> Given information:
[start]
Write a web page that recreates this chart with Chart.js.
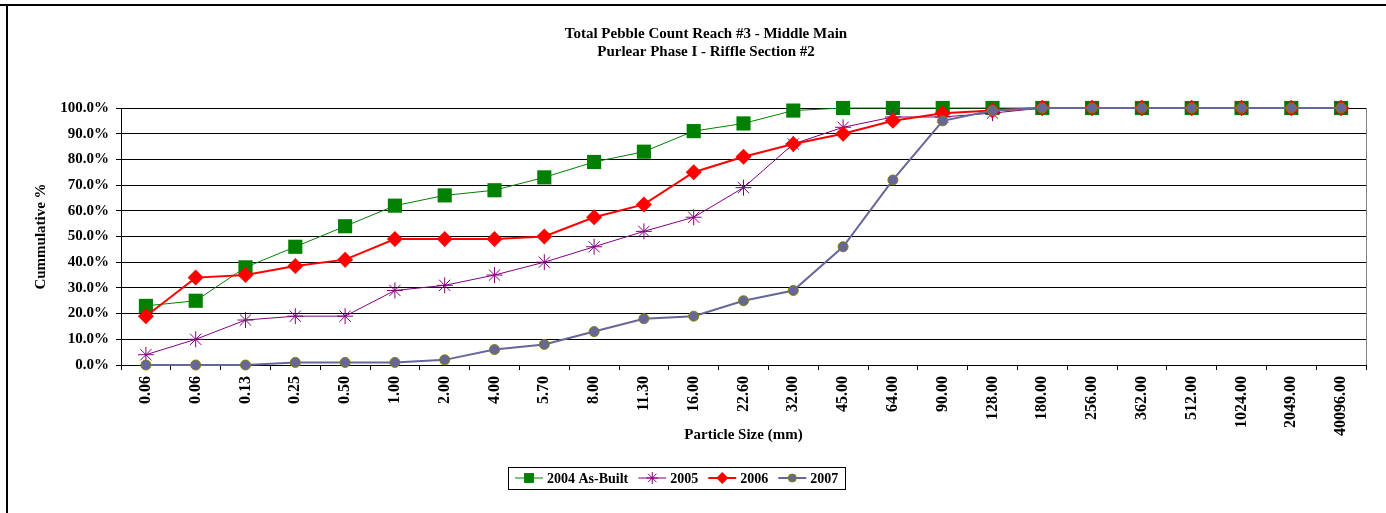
<!DOCTYPE html>
<html>
<head>
<meta charset="utf-8">
<script src="https://cdn.jsdelivr.net/npm/chart.js@4/dist/chart.umd.min.js"></script>
<style>
  html, body { margin: 0; padding: 0; background: #fff; }
  #wrap { width: 1386px; height: 513px; }
</style>
</head>
<body>
<div id="wrap"><canvas id="pebble" width="1386" height="513"></canvas></div>
<script>
(function(){
  'use strict';

  const sizes = ['0.06','0.06','0.13','0.25','0.50','1.00','2.00','4.00','5.70','8.00','11.30','16.00','22.60','32.00',
                 '45.00','64.00','90.00','128.00','180.00','256.00','362.00','512.00','1024.00','2049.00','40096.00'];
  const asBuilt2004 = [23,25,38,46,54,62,66,68,73,79,83,91,94,99,100,100,100,100,100,100,100,100,100,100,100];
  const y2005 = [4,10,17.5,19,19,29,31,35,40,46,52,57.5,69,86,92.5,96.5,96.5,98,100,100,100,100,100,100,100];
  const y2006 = [19,34,35,38.5,41,49,49,49,50,57.5,62.5,75,81,86,90,95,98,99,100,100,100,100,100,100,100];
  const y2007 = [0,0,0,1,1,1,2,6,8,13,18,19,25,29,46,72,95,99,100,100,100,100,100,100,100];
  const titleLines = ['Total Pebble Count Reach #3 - Middle Main', 'Purlear Phase I - Riffle Section #2'];

  const FONT = 'Liberation Serif';
  const boldFont = { family: FONT, size: 15, weight: 'bold' };

  const datasets = [
    { label: '2004 As-Built', data: asBuilt2004, borderColor: '#008000', backgroundColor: '#008000', borderWidth: 1,
      pointStyle: 'rect', pointRadius: 10, pointBorderWidth: 0, order: 4 },
    { label: '2005', data: y2005, borderColor: '#800080', backgroundColor: '#800080', borderWidth: 1,
      pointStyle: 'star', pointRadius: 8, pointBorderWidth: 1, order: 3 },
    { label: '2006', data: y2006, borderColor: '#ff0000', backgroundColor: '#ff0000', borderWidth: 2,
      pointStyle: 'rectRot', pointRadius: 8, pointBorderWidth: 0, order: 2 },
    { label: '2007', data: y2007, borderColor: '#666699', backgroundColor: '#666699', borderWidth: 2,
      pointStyle: 'circle', pointRadius: 5, pointBorderColor: '#808000', pointBorderWidth: 1, order: 1 }
  ];
  datasets.forEach(d => { d.fill = false; d.tension = 0; d.clip = false; d.pointHoverRadius = d.pointRadius; });

  // frame, title (sits a bit right of centre, like the original), plot border and boxed legend
  const decor = {
    id: 'decor',
    afterDraw(chart){
      const { ctx, chartArea: a } = chart;
      ctx.save();
      ctx.strokeStyle = '#000'; ctx.lineWidth = 2;
      ctx.beginPath(); ctx.moveTo(0, 5); ctx.lineTo(1386, 5); ctx.moveTo(7, 5); ctx.lineTo(7, 513); ctx.stroke();
      ctx.strokeStyle = '#808080'; ctx.lineWidth = 1;
      ctx.beginPath(); ctx.moveTo(Math.round(a.right) + 0.5, a.top); ctx.lineTo(Math.round(a.right) + 0.5, a.bottom); ctx.stroke();

      ctx.fillStyle = '#000';
      ctx.textAlign = 'center';
      ctx.textBaseline = 'middle';
      ctx.font = 'bold 15px "' + FONT + '"';
      titleLines.forEach((t, i) => ctx.fillText(t, 706, 34 + i * 18));

      ctx.font = 'bold 14px "' + FONT + '"';
      const sample = 28, gapIn = 4, gapOut = 10, pad = 7;
      const widths = datasets.map(d => sample + gapIn + ctx.measureText(d.label).width);
      const total = widths.reduce((s, w) => s + w, 0) + gapOut * (datasets.length - 1) + pad * 2;
      const cx = 677, cy = 478;
      const left = Math.round(cx - total / 2);
      ctx.strokeStyle = '#000'; ctx.lineWidth = 1;
      ctx.strokeRect(left + 0.5, 467.5, Math.round(total), 22);
      let x = left + pad;
      datasets.forEach((d, i) => {
        ctx.strokeStyle = d.borderColor; ctx.lineWidth = d.borderWidth;
        ctx.beginPath(); ctx.moveTo(x, cy); ctx.lineTo(x + sample, cy); ctx.stroke();
        const r = d.pointStyle === 'rect' ? 7 : (d.pointStyle === 'circle' ? 4 : 6);
        ctx.fillStyle = d.backgroundColor;
        ctx.strokeStyle = d.pointBorderColor || d.borderColor;
        ctx.lineWidth = d.pointBorderWidth || 1;
        Chart.helpers.drawPoint(ctx, { pointStyle: d.pointStyle, radius: r, borderWidth: d.pointBorderWidth }, x + sample / 2, cy);
        ctx.fillStyle = '#000';
        ctx.textAlign = 'left';
        ctx.fillText(d.label, x + sample + gapIn, cy + 1);
        x += widths[i] + gapOut;
      });
      ctx.restore();
    }
  };

  new Chart(document.getElementById('pebble'), {
    type: 'line',
    data: { labels: sizes, datasets },
    options: {
      responsive: false,
      animation: false,
      layout: { padding: { left: 0, right: 20, top: 108, bottom: 58 } },
      plugins: {
        legend: { display: false },
        tooltip: { enabled: false },
        title: { display: false }
      },
      scales: {
        x: {
          offset: true,
          afterFit(scale){ scale.height = 90; },
          grid: { offset: true, drawOnChartArea: false, drawTicks: true, tickLength: 5, color: '#000' },
          border: { color: '#000' },
          ticks: { color: '#000', font: { family: FONT, size: 16, weight: 'bold' }, minRotation: 90, maxRotation: 90, autoSkip: false, padding: 6 },
          title: { display: true, text: 'Particle Size (mm)', color: '#000', font: boldFont, padding: { top: 0, bottom: 11 } }
        },
        y: {
          min: 0, max: 100,
          afterFit(scale){ scale.width = 121; },
          grid: { color: '#000', tickLength: 5 },
          border: { color: '#000' },
          ticks: { stepSize: 10, color: '#000', font: boldFont, padding: 7, callback: v => v.toFixed(1) + '%' },
          title: { display: true, text: 'Cummulative %', color: '#000', font: boldFont, padding: { top: 32, bottom: 32 } }
        }
      }
    },
    plugins: [decor]
  });
})();
</script>
</body>
</html>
[end]
> Requirements: Write out again every line above exactly as given; the pictures do not belong in the copy.

> Result of this task:
Write a web page that recreates this chart with Chart.js.
<!DOCTYPE html>
<html>
<head>
<meta charset="utf-8">
<script src="https://cdn.jsdelivr.net/npm/chart.js@4/dist/chart.umd.min.js"></script>
<style>
  html, body { margin: 0; padding: 0; background: #fff; }
  #wrap { width: 1386px; height: 513px; }
</style>
</head>
<body>
<div id="wrap"><canvas id="pebble" width="1386" height="513"></canvas></div>
<script>
(function(){
  'use strict';

  const sizes = ['0.06','0.06','0.13','0.25','0.50','1.00','2.00','4.00','5.70','8.00','11.30','16.00','22.60','32.00',
                 '45.00','64.00','90.00','128.00','180.00','256.00','362.00','512.00','1024.00','2049.00','40096.00'];
  const asBuilt2004 = [23,25,38,46,54,62,66,68,73,79,83,91,94,99,100,100,100,100,100,100,100,100,100,100,100];
  const y2005 = [4,10,17.5,19,19,29,31,35,40,46,52,57.5,69,86,92.5,96.5,96.5,98,100,100,100,100,100,100,100];
  const y2006 = [19,34,35,38.5,41,49,49,49,50,57.5,62.5,75,81,86,90,95,98,99,100,100,100,100,100,100,100];
  const y2007 = [0,0,0,1,1,1,2,6,8,13,18,19,25,29,46,72,95,99,100,100,100,100,100,100,100];
  const titleLines = ['Total Pebble Count Reach #3 - Middle Main', 'Purlear Phase I - Riffle Section #2'];

  const FONT = 'Liberation Serif';
  const boldFont = { family: FONT, size: 15, weight: 'bold' };

  const datasets = [
    { label: '2004 As-Built', data: asBuilt2004, borderColor: '#008000', backgroundColor: '#008000', borderWidth: 1,
      pointStyle: 'rect', pointRadius: 10, pointBorderWidth: 0, order: 4 },
    { label: '2005', data: y2005, borderColor: '#800080', backgroundColor: '#800080', borderWidth: 1,
      pointStyle: 'star', pointRadius: 8, pointBorderWidth: 1, order: 3 },
    { label: '2006', data: y2006, borderColor: '#ff0000', backgroundColor: '#ff0000', borderWidth: 2,
      pointStyle: 'rectRot', pointRadius: 8, pointBorderWidth: 0, order: 2 },
    { label: '2007', data: y2007, borderColor: '#666699', backgroundColor: '#666699', borderWidth: 2,
      pointStyle: 'circle', pointRadius: 5, pointBorderColor: '#808000', pointBorderWidth: 1, order: 1 }
  ];
  datasets.forEach(d => { d.fill = false; d.tension = 0; d.clip = false; d.pointHoverRadius = d.pointRadius; });

  // frame, title (sits a bit right of centre, like the original), plot border and boxed legend
  const decor = {
    id: 'decor',
    afterDraw(chart){
      const { ctx, chartArea: a } = chart;
      ctx.save();
      ctx.strokeStyle = '#000'; ctx.lineWidth = 2;
      ctx.beginPath(); ctx.moveTo(0, 5); ctx.lineTo(1386, 5); ctx.moveTo(7, 5); ctx.lineTo(7, 513); ctx.stroke();
      ctx.strokeStyle = '#808080'; ctx.lineWidth = 1;
      ctx.beginPath(); ctx.moveTo(Math.round(a.right) + 0.5, a.top); ctx.lineTo(Math.round(a.right) + 0.5, a.bottom); ctx.stroke();

      ctx.fillStyle = '#000';
      ctx.textAlign = 'center';
      ctx.textBaseline = 'middle';
      ctx.font = 'bold 15px "' + FONT + '"';
      titleLines.forEach((t, i) => ctx.fillText(t, 706, 34 + i * 18));

      ctx.font = 'bold 14px "' + FONT + '"';
      const sample = 28, gapIn = 4, gapOut = 10, pad = 7;
      const widths = datasets.map(d => sample + gapIn + ctx.measureText(d.label).width);
      const total = widths.reduce((s, w) => s + w, 0) + gapOut * (datasets.length - 1) + pad * 2;
      const cx = 677, cy = 478;
      const left = Math.round(cx - total / 2);
      ctx.strokeStyle = '#000'; ctx.lineWidth = 1;
      ctx.strokeRect(left + 0.5, 467.5, Math.round(total), 22);
      let x = left + pad;
      datasets.forEach((d, i) => {
        ctx.strokeStyle = d.borderColor; ctx.lineWidth = d.borderWidth;
        ctx.beginPath(); ctx.moveTo(x, cy); ctx.lineTo(x + sample, cy); ctx.stroke();
        const r = d.pointStyle === 'rect' ? 7 : (d.pointStyle === 'circle' ? 4 : 6);
        ctx.fillStyle = d.backgroundColor;
        ctx.strokeStyle = d.pointBorderColor || d.borderColor;
        ctx.lineWidth = d.pointBorderWidth || 1;
        Chart.helpers.drawPoint(ctx, { pointStyle: d.pointStyle, radius: r, borderWidth: d.pointBorderWidth }, x + sample / 2, cy);
        ctx.fillStyle = '#000';
        ctx.textAlign = 'left';
        ctx.fillText(d.label, x + sample + gapIn, cy + 1);
        x += widths[i] + gapOut;
      });
      ctx.restore();
    }
  };

  new Chart(document.getElementById('pebble'), {
    type: 'line',
    data: { labels: sizes, datasets },
    options: {
      responsive: false,
      animation: false,
      layout: { padding: { left: 0, right: 20, top: 108, bottom: 58 } },
      plugins: {
        legend: { display: false },
        tooltip: { enabled: false },
        title: { display: false }
      },
      scales: {
        x: {
          offset: true,
          afterFit(scale){ scale.height = 90; },
          grid: { offset: true, drawOnChartArea: false, drawTicks: true, tickLength: 5, color: '#000' },
          border: { color: '#000' },
          ticks: { color: '#000', font: { family: FONT, size: 16, weight: 'bold' }, minRotation: 90, maxRotation: 90, autoSkip: false, padding: 6 },
          title: { display: true, text: 'Particle Size (mm)', color: '#000', font: boldFont, padding: { top: 0, bottom: 11 } }
        },
        y: {
          min: 0, max: 100,
          afterFit(scale){ scale.width = 121; },
          grid: { color: '#000', tickLength: 5 },
          border: { color: '#000' },
          ticks: { stepSize: 10, color: '#000', font: boldFont, padding: 7, callback: v => v.toFixed(1) + '%' },
          title: { display: true, text: 'Cummulative %', color: '#000', font: boldFont, padding: { top: 32, bottom: 32 } }
        }
      }
    },
    plugins: [decor]
  });
})();
</script>
</body>
</html>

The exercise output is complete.